▶ Direction: Return the full material exactly.

▶ Rows:
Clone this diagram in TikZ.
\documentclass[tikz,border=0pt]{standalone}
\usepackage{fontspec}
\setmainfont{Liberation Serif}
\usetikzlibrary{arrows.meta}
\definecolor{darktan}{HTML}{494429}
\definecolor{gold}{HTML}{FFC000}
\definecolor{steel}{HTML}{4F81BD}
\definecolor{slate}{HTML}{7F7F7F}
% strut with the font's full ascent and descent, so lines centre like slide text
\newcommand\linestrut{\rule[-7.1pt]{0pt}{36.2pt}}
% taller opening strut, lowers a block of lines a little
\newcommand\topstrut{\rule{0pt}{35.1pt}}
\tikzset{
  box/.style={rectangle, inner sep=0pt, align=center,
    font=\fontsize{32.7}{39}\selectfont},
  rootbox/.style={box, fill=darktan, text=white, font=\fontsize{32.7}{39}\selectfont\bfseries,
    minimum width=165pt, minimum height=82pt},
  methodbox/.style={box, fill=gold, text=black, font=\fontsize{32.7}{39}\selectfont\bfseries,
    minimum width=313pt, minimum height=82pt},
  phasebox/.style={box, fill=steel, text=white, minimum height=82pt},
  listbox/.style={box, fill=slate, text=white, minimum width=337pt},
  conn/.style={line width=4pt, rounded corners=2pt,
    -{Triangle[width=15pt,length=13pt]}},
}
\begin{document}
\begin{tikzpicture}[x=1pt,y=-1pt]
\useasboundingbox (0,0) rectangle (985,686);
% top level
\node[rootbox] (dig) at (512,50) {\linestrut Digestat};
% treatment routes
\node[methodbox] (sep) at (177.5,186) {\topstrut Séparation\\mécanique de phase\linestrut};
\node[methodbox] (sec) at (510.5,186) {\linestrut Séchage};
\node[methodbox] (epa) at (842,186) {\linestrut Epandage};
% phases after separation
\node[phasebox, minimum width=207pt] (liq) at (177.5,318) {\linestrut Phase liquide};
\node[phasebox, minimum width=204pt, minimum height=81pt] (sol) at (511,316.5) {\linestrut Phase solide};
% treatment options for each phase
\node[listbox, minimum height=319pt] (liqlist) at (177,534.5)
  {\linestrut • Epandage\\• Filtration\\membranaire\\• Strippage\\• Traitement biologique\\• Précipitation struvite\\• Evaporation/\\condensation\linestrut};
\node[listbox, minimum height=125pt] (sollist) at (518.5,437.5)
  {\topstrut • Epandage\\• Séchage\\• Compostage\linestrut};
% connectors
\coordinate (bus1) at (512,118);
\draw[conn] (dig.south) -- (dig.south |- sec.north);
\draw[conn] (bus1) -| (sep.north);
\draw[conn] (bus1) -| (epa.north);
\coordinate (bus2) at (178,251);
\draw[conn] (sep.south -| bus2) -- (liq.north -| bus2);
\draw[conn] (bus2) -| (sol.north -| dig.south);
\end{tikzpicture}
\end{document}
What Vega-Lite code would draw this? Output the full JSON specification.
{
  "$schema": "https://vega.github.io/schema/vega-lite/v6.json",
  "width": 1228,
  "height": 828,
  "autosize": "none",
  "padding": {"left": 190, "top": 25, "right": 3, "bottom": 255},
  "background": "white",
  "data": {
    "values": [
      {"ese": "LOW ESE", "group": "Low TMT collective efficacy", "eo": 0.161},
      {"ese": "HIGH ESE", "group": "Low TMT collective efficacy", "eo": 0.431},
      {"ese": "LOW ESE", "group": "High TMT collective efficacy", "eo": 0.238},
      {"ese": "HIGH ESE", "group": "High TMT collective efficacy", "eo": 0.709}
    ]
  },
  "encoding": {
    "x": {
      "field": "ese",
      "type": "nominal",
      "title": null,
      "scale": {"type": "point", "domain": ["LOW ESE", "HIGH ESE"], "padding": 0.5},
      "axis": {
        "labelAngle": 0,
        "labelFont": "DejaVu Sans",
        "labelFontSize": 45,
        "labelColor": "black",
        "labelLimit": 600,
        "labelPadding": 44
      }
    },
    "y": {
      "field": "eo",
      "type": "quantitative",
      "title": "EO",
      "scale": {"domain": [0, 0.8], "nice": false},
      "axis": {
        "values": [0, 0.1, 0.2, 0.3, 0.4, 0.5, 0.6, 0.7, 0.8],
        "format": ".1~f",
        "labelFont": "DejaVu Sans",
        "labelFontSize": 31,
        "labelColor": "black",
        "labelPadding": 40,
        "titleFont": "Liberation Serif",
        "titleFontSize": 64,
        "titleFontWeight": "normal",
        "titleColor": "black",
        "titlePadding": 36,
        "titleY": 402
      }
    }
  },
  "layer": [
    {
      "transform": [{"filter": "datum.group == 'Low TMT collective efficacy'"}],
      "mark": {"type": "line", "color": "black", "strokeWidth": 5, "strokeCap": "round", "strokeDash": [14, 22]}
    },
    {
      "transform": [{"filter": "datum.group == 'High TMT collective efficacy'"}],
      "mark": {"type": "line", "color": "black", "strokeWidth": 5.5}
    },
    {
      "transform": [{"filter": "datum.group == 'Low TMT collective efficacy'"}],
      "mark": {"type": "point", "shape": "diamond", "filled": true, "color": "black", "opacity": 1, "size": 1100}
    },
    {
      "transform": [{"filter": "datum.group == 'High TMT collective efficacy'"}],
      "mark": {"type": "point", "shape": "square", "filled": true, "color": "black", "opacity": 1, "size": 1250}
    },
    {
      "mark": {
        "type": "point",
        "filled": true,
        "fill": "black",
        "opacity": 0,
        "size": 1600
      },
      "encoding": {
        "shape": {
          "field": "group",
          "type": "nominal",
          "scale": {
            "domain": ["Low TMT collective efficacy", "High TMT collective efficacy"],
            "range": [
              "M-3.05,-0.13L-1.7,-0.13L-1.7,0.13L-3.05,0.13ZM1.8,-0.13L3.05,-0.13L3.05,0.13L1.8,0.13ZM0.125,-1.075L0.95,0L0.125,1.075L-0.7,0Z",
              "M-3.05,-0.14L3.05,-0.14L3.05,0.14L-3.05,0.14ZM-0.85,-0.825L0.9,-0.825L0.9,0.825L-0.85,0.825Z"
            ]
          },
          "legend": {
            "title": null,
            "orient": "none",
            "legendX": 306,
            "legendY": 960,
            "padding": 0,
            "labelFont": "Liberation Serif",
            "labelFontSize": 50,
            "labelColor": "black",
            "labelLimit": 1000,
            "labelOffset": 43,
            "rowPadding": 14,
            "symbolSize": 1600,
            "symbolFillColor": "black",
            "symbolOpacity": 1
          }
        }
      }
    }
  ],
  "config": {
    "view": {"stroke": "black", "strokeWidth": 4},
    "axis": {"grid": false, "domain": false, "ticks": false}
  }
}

▶ Written response:
Clone this diagram in TikZ.
\documentclass[tikz,border=0pt]{standalone}
\usepackage{fontspec}
\setmainfont{Liberation Serif}
\usetikzlibrary{arrows.meta}
\definecolor{darktan}{HTML}{494429}
\definecolor{gold}{HTML}{FFC000}
\definecolor{steel}{HTML}{4F81BD}
\definecolor{slate}{HTML}{7F7F7F}
% strut with the font's full ascent and descent, so lines centre like slide text
\newcommand\linestrut{\rule[-7.1pt]{0pt}{36.2pt}}
% taller opening strut, lowers a block of lines a little
\newcommand\topstrut{\rule{0pt}{35.1pt}}
\tikzset{
  box/.style={rectangle, inner sep=0pt, align=center,
    font=\fontsize{32.7}{39}\selectfont},
  rootbox/.style={box, fill=darktan, text=white, font=\fontsize{32.7}{39}\selectfont\bfseries,
    minimum width=165pt, minimum height=82pt},
  methodbox/.style={box, fill=gold, text=black, font=\fontsize{32.7}{39}\selectfont\bfseries,
    minimum width=313pt, minimum height=82pt},
  phasebox/.style={box, fill=steel, text=white, minimum height=82pt},
  listbox/.style={box, fill=slate, text=white, minimum width=337pt},
  conn/.style={line width=4pt, rounded corners=2pt,
    -{Triangle[width=15pt,length=13pt]}},
}
\begin{document}
\begin{tikzpicture}[x=1pt,y=-1pt]
\useasboundingbox (0,0) rectangle (985,686);
% top level
\node[rootbox] (dig) at (512,50) {\linestrut Digestat};
% treatment routes
\node[methodbox] (sep) at (177.5,186) {\topstrut Séparation\\mécanique de phase\linestrut};
\node[methodbox] (sec) at (510.5,186) {\linestrut Séchage};
\node[methodbox] (epa) at (842,186) {\linestrut Epandage};
% phases after separation
\node[phasebox, minimum width=207pt] (liq) at (177.5,318) {\linestrut Phase liquide};
\node[phasebox, minimum width=204pt, minimum height=81pt] (sol) at (511,316.5) {\linestrut Phase solide};
% treatment options for each phase
\node[listbox, minimum height=319pt] (liqlist) at (177,534.5)
  {\linestrut • Epandage\\• Filtration\\membranaire\\• Strippage\\• Traitement biologique\\• Précipitation struvite\\• Evaporation/\\condensation\linestrut};
\node[listbox, minimum height=125pt] (sollist) at (518.5,437.5)
  {\topstrut • Epandage\\• Séchage\\• Compostage\linestrut};
% connectors
\coordinate (bus1) at (512,118);
\draw[conn] (dig.south) -- (dig.south |- sec.north);
\draw[conn] (bus1) -| (sep.north);
\draw[conn] (bus1) -| (epa.north);
\coordinate (bus2) at (178,251);
\draw[conn] (sep.south -| bus2) -- (liq.north -| bus2);
\draw[conn] (bus2) -| (sol.north -| dig.south);
\end{tikzpicture}
\end{document}
What Vega-Lite code would draw this? Output the full JSON specification.
{
  "$schema": "https://vega.github.io/schema/vega-lite/v6.json",
  "width": 1228,
  "height": 828,
  "autosize": "none",
  "padding": {"left": 190, "top": 25, "right": 3, "bottom": 255},
  "background": "white",
  "data": {
    "values": [
      {"ese": "LOW ESE", "group": "Low TMT collective efficacy", "eo": 0.161},
      {"ese": "HIGH ESE", "group": "Low TMT collective efficacy", "eo": 0.431},
      {"ese": "LOW ESE", "group": "High TMT collective efficacy", "eo": 0.238},
      {"ese": "HIGH ESE", "group": "High TMT collective efficacy", "eo": 0.709}
    ]
  },
  "encoding": {
    "x": {
      "field": "ese",
      "type": "nominal",
      "title": null,
      "scale": {"type": "point", "domain": ["LOW ESE", "HIGH ESE"], "padding": 0.5},
      "axis": {
        "labelAngle": 0,
        "labelFont": "DejaVu Sans",
        "labelFontSize": 45,
        "labelColor": "black",
        "labelLimit": 600,
        "labelPadding": 44
      }
    },
    "y": {
      "field": "eo",
      "type": "quantitative",
      "title": "EO",
      "scale": {"domain": [0, 0.8], "nice": false},
      "axis": {
        "values": [0, 0.1, 0.2, 0.3, 0.4, 0.5, 0.6, 0.7, 0.8],
        "format": ".1~f",
        "labelFont": "DejaVu Sans",
        "labelFontSize": 31,
        "labelColor": "black",
        "labelPadding": 40,
        "titleFont": "Liberation Serif",
        "titleFontSize": 64,
        "titleFontWeight": "normal",
        "titleColor": "black",
        "titlePadding": 36,
        "titleY": 402
      }
    }
  },
  "layer": [
    {
      "transform": [{"filter": "datum.group == 'Low TMT collective efficacy'"}],
      "mark": {"type": "line", "color": "black", "strokeWidth": 5, "strokeCap": "round", "strokeDash": [14, 22]}
    },
    {
      "transform": [{"filter": "datum.group == 'High TMT collective efficacy'"}],
      "mark": {"type": "line", "color": "black", "strokeWidth": 5.5}
    },
    {
      "transform": [{"filter": "datum.group == 'Low TMT collective efficacy'"}],
      "mark": {"type": "point", "shape": "diamond", "filled": true, "color": "black", "opacity": 1, "size": 1100}
    },
    {
      "transform": [{"filter": "datum.group == 'High TMT collective efficacy'"}],
      "mark": {"type": "point", "shape": "square", "filled": true, "color": "black", "opacity": 1, "size": 1250}
    },
    {
      "mark": {
        "type": "point",
        "filled": true,
        "fill": "black",
        "opacity": 0,
        "size": 1600
      },
      "encoding": {
        "shape": {
          "field": "group",
          "type": "nominal",
          "scale": {
            "domain": ["Low TMT collective efficacy", "High TMT collective efficacy"],
            "range": [
              "M-3.05,-0.13L-1.7,-0.13L-1.7,0.13L-3.05,0.13ZM1.8,-0.13L3.05,-0.13L3.05,0.13L1.8,0.13ZM0.125,-1.075L0.95,0L0.125,1.075L-0.7,0Z",
              "M-3.05,-0.14L3.05,-0.14L3.05,0.14L-3.05,0.14ZM-0.85,-0.825L0.9,-0.825L0.9,0.825L-0.85,0.825Z"
            ]
          },
          "legend": {
            "title": null,
            "orient": "none",
            "legendX": 306,
            "legendY": 960,
            "padding": 0,
            "labelFont": "Liberation Serif",
            "labelFontSize": 50,
            "labelColor": "black",
            "labelLimit": 1000,
            "labelOffset": 43,
            "rowPadding": 14,
            "symbolSize": 1600,
            "symbolFillColor": "black",
            "symbolOpacity": 1
          }
        }
      }
    }
  ],
  "config": {
    "view": {"stroke": "black", "strokeWidth": 4},
    "axis": {"grid": false, "domain": false, "ticks": false}
  }
}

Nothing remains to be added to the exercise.